Tabac au cinéma : pour le glamour ou le marketing ?

Vincent Bargoin

Auteurs et déclarations

7 novembre 2016

Paris, France – On vous interdit la publicité sur la cigarette à l’écran sous forme de publicité : investissez carrément (dans) le film lui-même. Telle serait la recette apparemment gagnante de l’industrie du tabac.

Lors du Congrès Mondial du Cancer , une discussion a été consacrée à la mise en scène du tabagisme au cinéma [1]. Yana Dimitrova (Ligue contre le Cancer) qui animait la discussion, a expliqué comment la Ligue contre le Cancer s’y prend pour évaluer le cinéma français dans ce domaine.
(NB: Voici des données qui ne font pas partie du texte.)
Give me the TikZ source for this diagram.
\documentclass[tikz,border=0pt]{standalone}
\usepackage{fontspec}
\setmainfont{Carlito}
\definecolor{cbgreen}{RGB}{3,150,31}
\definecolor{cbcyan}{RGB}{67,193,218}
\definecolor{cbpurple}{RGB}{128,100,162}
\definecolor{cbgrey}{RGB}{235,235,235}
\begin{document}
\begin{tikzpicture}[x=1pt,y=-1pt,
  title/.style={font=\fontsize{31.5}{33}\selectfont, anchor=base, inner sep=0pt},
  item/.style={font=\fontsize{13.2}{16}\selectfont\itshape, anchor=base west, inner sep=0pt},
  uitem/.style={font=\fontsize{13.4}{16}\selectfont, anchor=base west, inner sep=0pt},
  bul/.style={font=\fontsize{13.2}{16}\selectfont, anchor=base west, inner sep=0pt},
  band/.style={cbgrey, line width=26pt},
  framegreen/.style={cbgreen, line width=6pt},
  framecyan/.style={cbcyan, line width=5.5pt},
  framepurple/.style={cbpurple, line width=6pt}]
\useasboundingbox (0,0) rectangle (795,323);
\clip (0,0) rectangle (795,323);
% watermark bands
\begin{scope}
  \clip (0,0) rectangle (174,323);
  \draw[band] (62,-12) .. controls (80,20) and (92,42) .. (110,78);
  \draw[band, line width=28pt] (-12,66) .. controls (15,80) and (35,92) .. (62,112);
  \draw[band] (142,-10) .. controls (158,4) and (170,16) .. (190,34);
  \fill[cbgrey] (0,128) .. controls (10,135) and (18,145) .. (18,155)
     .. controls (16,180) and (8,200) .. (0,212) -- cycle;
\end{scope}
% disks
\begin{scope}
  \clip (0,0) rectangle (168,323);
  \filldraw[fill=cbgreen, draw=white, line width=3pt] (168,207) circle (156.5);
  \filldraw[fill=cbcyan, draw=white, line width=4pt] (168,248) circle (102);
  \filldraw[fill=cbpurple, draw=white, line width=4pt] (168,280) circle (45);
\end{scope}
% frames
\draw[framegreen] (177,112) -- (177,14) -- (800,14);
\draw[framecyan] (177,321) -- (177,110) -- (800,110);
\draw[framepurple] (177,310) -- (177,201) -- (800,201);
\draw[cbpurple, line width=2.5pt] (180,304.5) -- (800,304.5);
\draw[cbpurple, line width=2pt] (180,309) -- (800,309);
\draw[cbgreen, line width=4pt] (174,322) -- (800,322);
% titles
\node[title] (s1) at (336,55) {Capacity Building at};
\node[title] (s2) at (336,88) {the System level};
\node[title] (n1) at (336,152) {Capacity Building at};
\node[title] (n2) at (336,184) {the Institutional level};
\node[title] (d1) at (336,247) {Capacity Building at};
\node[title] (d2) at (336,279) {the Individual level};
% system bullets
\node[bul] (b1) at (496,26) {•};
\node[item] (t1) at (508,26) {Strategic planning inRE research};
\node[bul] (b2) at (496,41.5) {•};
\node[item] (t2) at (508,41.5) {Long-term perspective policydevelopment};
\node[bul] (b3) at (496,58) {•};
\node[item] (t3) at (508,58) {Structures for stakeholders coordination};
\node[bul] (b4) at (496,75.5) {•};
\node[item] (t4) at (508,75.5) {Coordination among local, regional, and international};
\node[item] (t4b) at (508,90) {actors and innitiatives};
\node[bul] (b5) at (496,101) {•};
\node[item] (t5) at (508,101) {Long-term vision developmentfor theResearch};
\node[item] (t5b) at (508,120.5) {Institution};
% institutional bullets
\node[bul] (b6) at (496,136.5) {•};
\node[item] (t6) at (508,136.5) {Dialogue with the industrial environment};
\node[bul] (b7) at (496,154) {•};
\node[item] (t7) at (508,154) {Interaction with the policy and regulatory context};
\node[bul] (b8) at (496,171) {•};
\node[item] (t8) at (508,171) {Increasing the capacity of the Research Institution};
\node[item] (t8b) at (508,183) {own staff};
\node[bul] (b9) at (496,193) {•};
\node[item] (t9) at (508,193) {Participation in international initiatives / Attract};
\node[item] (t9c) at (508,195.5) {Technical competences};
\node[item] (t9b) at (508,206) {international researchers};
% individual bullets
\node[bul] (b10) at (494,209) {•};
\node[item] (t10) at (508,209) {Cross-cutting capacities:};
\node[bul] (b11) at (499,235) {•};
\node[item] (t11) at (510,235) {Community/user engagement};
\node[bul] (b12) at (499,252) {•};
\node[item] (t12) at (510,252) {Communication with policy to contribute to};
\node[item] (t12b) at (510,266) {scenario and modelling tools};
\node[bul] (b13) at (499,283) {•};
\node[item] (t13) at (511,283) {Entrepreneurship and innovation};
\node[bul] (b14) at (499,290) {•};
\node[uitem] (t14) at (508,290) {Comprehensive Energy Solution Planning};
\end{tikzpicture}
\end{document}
Depuis 10 ans, chaque année, les 30 films français les plus populaires (selon les chiffres d’entrées du Centre National de la Cinématographie) sont visionnés : les cigarettes fumées y sont comptabilisées, mais aussi les images suggestives (typiquement le briquet à côté du cendrier, le tout bien en évidence à l’image).
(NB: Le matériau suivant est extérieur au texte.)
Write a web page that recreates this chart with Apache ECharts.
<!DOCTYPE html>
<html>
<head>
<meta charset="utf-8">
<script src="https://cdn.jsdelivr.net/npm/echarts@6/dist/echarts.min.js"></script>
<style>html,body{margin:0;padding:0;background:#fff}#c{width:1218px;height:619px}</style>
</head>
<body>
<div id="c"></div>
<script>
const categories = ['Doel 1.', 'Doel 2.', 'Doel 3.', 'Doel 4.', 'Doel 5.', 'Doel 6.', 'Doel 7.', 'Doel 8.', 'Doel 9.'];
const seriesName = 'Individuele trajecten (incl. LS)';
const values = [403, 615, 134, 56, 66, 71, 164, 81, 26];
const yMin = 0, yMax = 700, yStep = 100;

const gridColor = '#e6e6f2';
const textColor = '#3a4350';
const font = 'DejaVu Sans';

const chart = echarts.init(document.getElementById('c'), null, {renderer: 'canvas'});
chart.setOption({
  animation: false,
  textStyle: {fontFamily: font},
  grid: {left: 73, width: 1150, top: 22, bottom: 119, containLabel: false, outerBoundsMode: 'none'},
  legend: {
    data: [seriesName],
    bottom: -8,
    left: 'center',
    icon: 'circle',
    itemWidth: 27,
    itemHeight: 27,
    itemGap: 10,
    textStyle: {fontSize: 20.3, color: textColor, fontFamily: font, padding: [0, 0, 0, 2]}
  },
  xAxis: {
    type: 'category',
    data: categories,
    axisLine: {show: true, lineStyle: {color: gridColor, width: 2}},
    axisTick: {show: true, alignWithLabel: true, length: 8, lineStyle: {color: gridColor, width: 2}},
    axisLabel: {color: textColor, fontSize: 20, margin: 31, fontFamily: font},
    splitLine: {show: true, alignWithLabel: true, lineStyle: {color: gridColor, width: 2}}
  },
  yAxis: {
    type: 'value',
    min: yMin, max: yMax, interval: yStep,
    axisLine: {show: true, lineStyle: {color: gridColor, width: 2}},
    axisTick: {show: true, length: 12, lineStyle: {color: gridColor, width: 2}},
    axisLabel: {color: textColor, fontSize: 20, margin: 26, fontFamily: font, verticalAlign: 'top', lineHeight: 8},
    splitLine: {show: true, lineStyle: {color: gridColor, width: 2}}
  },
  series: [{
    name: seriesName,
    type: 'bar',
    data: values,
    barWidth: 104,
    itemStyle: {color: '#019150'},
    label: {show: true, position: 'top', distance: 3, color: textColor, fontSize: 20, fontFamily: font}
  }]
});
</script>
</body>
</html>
Des images de tabagisme dans près de 90% des films français

Les résultats obtenus pour la période 2005-2010 ont été publiés ; les résultats obtenus depuis 2011, pas encore.

 
90% des films, c’est beaucoup plus que la proportion de fumeurs en France, qui est de l’ordre de 30%.
 

En substance, des images de tabagisme apparaissent dans près de 90% des films français – contre environ 50% des films américains, précise Yana Dimitrova

90% des films, c’est beaucoup – beaucoup plus que la proportion de fumeurs en France, qui est de l’ordre de 30%. On voit que le ratio n’est pas en faveur d’une diffusion passive de la proportion de fumeurs de la vie réelle à l’écran. On objectera naturellement qu’à partir de 4 personnages dans un film, il est statistiquement probable qu’il se trouvera un fumeur. Certes. Mais même un gros fumeur ne fume pas 24h/24, Et par ailleurs, un film représente au maximum 2 h de la vie d’un personnage. Or, dans cette étroite fenêtre temporelle, pour que 90% des films captent un instant-cigarette, on peut dire qu’ils visent bien.
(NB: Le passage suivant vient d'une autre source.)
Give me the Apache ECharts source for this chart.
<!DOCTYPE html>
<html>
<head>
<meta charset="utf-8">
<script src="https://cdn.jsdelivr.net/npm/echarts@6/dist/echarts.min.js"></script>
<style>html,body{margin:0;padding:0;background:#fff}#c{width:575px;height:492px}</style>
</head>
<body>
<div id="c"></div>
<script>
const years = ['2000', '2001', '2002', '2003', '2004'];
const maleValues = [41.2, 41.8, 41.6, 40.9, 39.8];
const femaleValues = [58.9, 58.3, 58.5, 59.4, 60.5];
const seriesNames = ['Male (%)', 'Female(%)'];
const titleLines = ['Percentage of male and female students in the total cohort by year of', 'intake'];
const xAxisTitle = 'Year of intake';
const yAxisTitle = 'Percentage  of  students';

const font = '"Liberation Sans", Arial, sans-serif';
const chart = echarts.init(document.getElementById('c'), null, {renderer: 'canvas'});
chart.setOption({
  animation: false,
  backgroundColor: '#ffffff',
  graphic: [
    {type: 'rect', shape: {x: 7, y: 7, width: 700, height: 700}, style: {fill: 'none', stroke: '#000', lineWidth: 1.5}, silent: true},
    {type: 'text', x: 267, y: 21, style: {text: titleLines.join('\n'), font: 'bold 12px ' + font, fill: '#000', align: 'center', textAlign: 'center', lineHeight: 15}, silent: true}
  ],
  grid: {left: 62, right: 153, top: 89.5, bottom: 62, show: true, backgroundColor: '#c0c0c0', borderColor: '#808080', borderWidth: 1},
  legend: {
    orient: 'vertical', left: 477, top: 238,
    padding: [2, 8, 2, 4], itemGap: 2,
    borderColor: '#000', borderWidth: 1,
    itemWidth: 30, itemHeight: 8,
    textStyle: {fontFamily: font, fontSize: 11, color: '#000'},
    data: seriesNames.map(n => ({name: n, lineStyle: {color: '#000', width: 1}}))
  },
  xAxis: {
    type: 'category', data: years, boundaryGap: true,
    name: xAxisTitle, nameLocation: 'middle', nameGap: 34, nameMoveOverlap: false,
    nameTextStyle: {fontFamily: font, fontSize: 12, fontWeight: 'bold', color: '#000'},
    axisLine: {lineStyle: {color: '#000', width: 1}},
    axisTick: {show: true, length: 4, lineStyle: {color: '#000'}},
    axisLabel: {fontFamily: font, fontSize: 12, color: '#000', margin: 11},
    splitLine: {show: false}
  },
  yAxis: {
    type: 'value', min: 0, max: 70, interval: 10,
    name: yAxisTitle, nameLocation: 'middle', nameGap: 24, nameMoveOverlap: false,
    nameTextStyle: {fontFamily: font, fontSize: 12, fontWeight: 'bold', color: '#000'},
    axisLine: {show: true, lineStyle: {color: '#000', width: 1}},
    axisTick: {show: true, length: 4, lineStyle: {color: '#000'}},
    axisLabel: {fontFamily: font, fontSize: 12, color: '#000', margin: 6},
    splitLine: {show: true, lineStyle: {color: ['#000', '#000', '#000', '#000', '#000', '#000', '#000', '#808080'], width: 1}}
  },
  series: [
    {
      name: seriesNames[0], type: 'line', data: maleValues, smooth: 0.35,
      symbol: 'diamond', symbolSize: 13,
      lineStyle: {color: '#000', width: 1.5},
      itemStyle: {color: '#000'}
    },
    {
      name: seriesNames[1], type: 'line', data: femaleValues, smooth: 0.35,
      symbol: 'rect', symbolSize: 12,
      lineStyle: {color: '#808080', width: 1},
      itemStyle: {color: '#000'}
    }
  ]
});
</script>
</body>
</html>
En fait, le cinéma est pour la publicité un support de rêve. En France, 92% des 15-17 ans déclarent être allés au cinéma au moins une fois dans l’année. En comptant une durée de mise en scène du tabagisme de 2,6 minutes en moyenne, la Ligue arrive à la conclusion que chaque français voit en moyenne une trentaine de pubs pour le tabac chaque année. La loi Evin, interdisant la publicité sur le tabac, remonte à 1991. L’industrie du tabac semble avoir trouvé dans les films eux-mêmes un très bon produit de substitution.

Stalone et son contrat à 500 000 dollars

Dans les années 90, se sont tenus aux Etats-Unique quelques procès retentissants, condamnant les liens entre l’industrie du tabac et celle du cinéma.

« Comme convenu, je garantis que j'utiliserai les produits du tabac de Brown et Williamson dans au moins 5 de mes films. J'ai bien compris que Brown et Williamson me versera un droit de 500 000 dollars. ». Cette phrase, signée par Sylvester Stallone en 1983, avait suscité un peu d’émotion. N’est pas Humphrey Bogart (décédé d’un cancer de l’œsophage) qui veut.

Depuis, la cigarette a un peu déserté les films américains, mais pour des questions d’image précisément, et non pour des motifs légaux.

Dans ses rapports de 2012 et de 2014 , le US General Surgeon indiquait que les preuves étaient maintenant suffisantes pour conclure à l’existence d’un lien causal entre mise en scène du tabagisme dans les films et initiation des jeunes au tabac, et estimait que la labellisation « R » (interdit aux moins de 17 ans non accompagnés) des films mettant en scène le tabagisme conduirait à prévenir 18% de fumeurs parmi les adolescents d’aujourd’hui.

De son côté, le CDC a inclus en 2012 le tabagisme au cinéma dans sa liste des indicateurs de santé publique.